§ **INSTRUCTIONS FOR THE TASK**
Copy every line from the material below that holds "matplotlib".
───── RECORDED DATA ─────
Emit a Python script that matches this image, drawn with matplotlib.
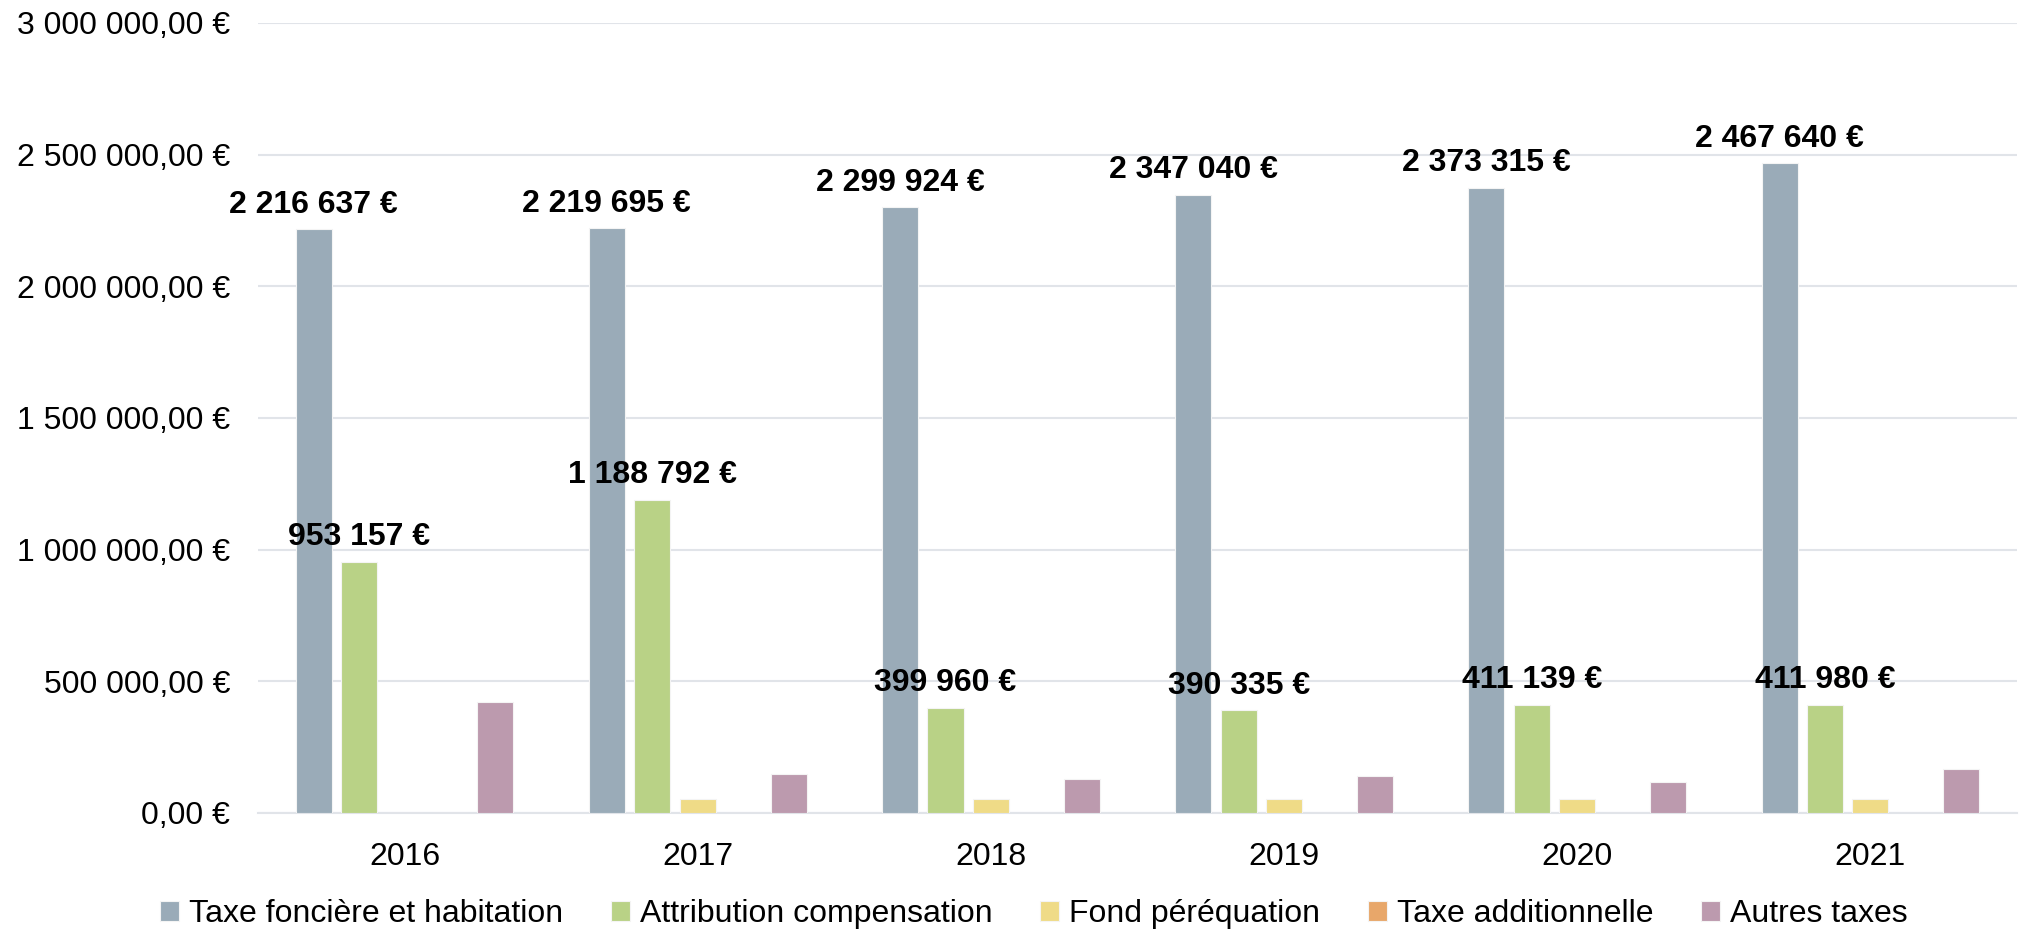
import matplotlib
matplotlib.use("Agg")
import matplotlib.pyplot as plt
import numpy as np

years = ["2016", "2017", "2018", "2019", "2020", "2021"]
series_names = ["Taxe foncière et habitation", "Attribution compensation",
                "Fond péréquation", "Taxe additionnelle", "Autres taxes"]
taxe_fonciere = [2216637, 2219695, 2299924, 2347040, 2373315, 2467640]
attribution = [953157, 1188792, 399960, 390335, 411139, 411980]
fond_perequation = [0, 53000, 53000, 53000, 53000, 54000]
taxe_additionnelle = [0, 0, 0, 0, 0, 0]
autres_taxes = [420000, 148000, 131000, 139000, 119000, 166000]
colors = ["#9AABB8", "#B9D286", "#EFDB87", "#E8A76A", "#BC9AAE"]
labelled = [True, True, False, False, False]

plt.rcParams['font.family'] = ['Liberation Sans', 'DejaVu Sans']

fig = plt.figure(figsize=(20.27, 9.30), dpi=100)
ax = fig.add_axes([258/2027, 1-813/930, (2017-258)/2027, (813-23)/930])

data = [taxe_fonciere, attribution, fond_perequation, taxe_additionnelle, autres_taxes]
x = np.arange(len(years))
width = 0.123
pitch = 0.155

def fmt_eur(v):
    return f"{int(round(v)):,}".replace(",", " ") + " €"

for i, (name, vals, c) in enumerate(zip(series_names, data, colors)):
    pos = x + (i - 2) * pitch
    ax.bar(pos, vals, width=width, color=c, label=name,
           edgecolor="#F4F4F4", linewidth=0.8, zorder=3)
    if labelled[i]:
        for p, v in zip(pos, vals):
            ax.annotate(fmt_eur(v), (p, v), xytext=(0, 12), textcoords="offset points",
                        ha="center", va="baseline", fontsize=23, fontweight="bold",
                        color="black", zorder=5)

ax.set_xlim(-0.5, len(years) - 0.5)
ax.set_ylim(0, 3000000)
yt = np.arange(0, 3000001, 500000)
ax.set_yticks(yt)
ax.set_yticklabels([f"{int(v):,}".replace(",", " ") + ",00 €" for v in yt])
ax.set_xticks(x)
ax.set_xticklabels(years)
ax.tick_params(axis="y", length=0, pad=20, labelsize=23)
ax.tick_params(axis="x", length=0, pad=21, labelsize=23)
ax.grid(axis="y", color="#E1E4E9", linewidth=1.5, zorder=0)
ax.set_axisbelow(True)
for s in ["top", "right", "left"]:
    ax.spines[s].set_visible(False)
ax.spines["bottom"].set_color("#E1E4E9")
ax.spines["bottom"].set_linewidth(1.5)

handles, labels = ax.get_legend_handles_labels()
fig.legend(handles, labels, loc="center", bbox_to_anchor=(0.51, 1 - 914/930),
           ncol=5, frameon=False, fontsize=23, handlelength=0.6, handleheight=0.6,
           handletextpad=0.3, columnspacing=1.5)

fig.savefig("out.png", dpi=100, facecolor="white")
─────
§ **ANSWER FOR THE TASK**
Emit a Python script that matches this image, drawn with matplotlib.
import matplotlib
matplotlib.use("Agg")
import matplotlib.pyplot as plt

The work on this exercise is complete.